Partygate, japanische Art
Partygate, japanische Art
Notiert in Tokio
Partygate, japanische Art
Von Martin Fritz
Wie der Vater, so der Sohn: Japans Premierminister Fumio Kishida entstammt einer Politikerfamilie, schon sein Vater und sein Großvater saßen als Abgeordnete im Parlament. Also soll sein ältester Sohn Shotaro in diese Fußstapfen treten und später den Wahlkreis Hiroshima Nummer 1 übernehmen. Deswegen beförderte Vater Kishida ihn im Oktober zu seinem „Sekretär für politische Angelegenheiten“, um die politische Karriere zu starten. Den Vorwurf der Vetternwirtschaft wies Kishida damals zurück, obwohl für diese Arbeit eigentlich Vorwissen über die Abläufe in Parlament und Partei notwendig ist. Sein Plan ging dann doch noch gründlich schief: Seit Donnerstag ist Shotaro arbeitslos.

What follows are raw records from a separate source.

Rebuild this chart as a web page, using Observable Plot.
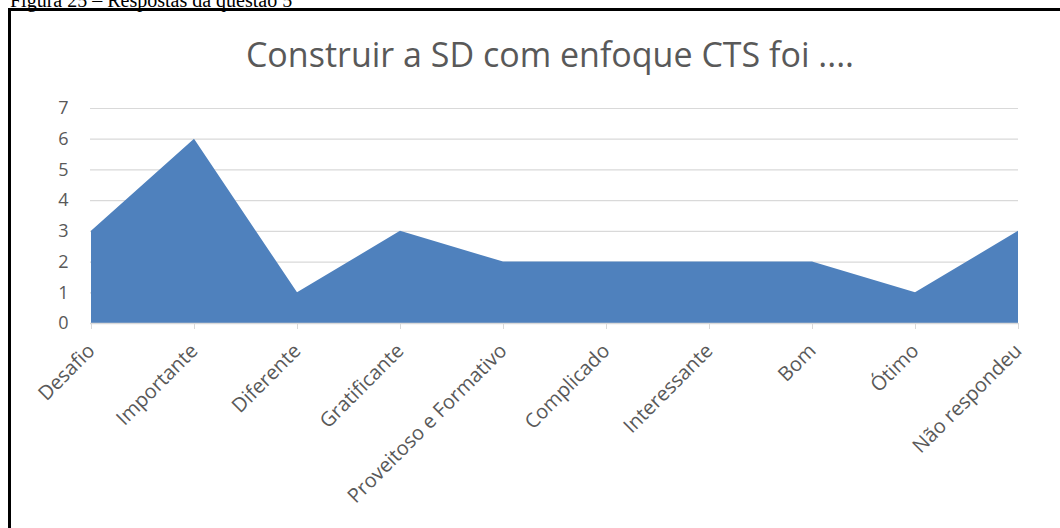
<!DOCTYPE html>
<html>
<head>
<meta charset="utf-8">
<script src="https://cdn.jsdelivr.net/npm/d3@7"></script>
<script src="https://cdn.jsdelivr.net/npm/@observablehq/plot@0.6"></script>
<style>
  html, body { margin: 0; padding: 0; width: 1060px; height: 528px; overflow: hidden; background: #fff; }
  #caption { position: absolute; left: 10px; top: -11px; font-family: "Liberation Serif", serif; font-size: 20px; color: #000; white-space: nowrap; }
  #frame { position: absolute; left: 8px; top: 8px; width: 1200px; height: 700px; border-left: 3px solid #000; border-top: 3px solid #000; }
  #title { position: absolute; left: 0; width: 1100px; top: 31px; text-align: center; font-family: "Open Sans", sans-serif; font-size: 34px; color: #595959; white-space: nowrap; }
  #chart { position: absolute; left: 0; top: 90px; }
</style>
</head>
<body>
<div id="caption">Figura 25 – Respostas da questão 5</div>
<div id="frame"></div>
<div id="title">Construir a SD com enfoque CTS foi ....</div>
<div id="chart"></div>
<script>
const categories = ["Desafio", "Importante", "Diferente", "Gratificante", "Proveitoso e Formativo", "Complicado", "Interessante", "Bom", "Ótimo", "Não respondeu"];
const values = [3, 6, 1, 3, 2, 2, 2, 2, 1, 3];
const yTicks = [0, 1, 2, 3, 4, 5, 6, 7];

const data = categories.map((c, i) => ({category: c, value: values[i]}));

const chart = Plot.plot({
  width: 1060,
  height: 438,
  marginTop: 18,
  marginBottom: 205,
  marginLeft: 90,
  marginRight: 42,
  style: {fontFamily: "'Open Sans', sans-serif", fontSize: "18px", color: "#595959", background: "transparent"},
  x: {type: "point", domain: categories, padding: 0, label: null},
  y: {domain: [0, 7], label: null},
  marks: [
    Plot.ruleY(yTicks.filter(d => d > 0), {stroke: "#d9d9d9", strokeWidth: 1.2}),
    Plot.areaY(data, {x: "category", y: "value", fill: "#4f81bd", curve: "linear"}),
    Plot.ruleY([0], {stroke: "#d9d9d9", strokeWidth: 1.5}),
    Plot.axisY({ticks: yTicks, tickFormat: "d", tickSize: 0, tickPadding: 22, fontSize: 18, fill: "#595959", label: null}),
    Plot.axisX({tickSize: 6, tickPadding: 18, tickRotate: -45, fontSize: 20, fill: "#595959", stroke: "#d9d9d9", label: null})
  ]
});
document.getElementById("chart").appendChild(chart);
</script>
</body>
</html>
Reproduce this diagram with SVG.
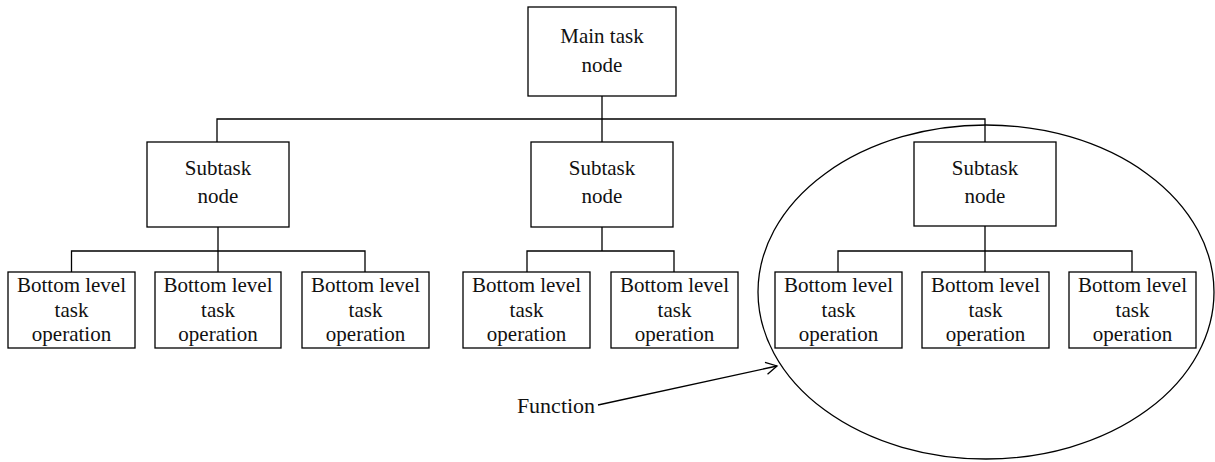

Was war passiert? Der Sohnemann hatte am 30. Dezember einige Verwandte zu einer Jahresendfeier in die offiziellen Räume der Residenz des Regierungschefs eingeladen. Die Umgebung verführte die Partygäste zu spaßigen Schnappschüssen: Sie ahmten das offizielle Standardfoto zur Einführung eines neuen Kabinetts nach und stellten sich wie eine neue Ministerriege auf der Treppe der Residenz auf. Shotaro nahm die Mittelposition ein, die sonst dem Premier vorbehalten ist. Andere Gäste taten am Pult für Pressekonferenzen so, als ob sie Fragen von Journalisten beantworten würden.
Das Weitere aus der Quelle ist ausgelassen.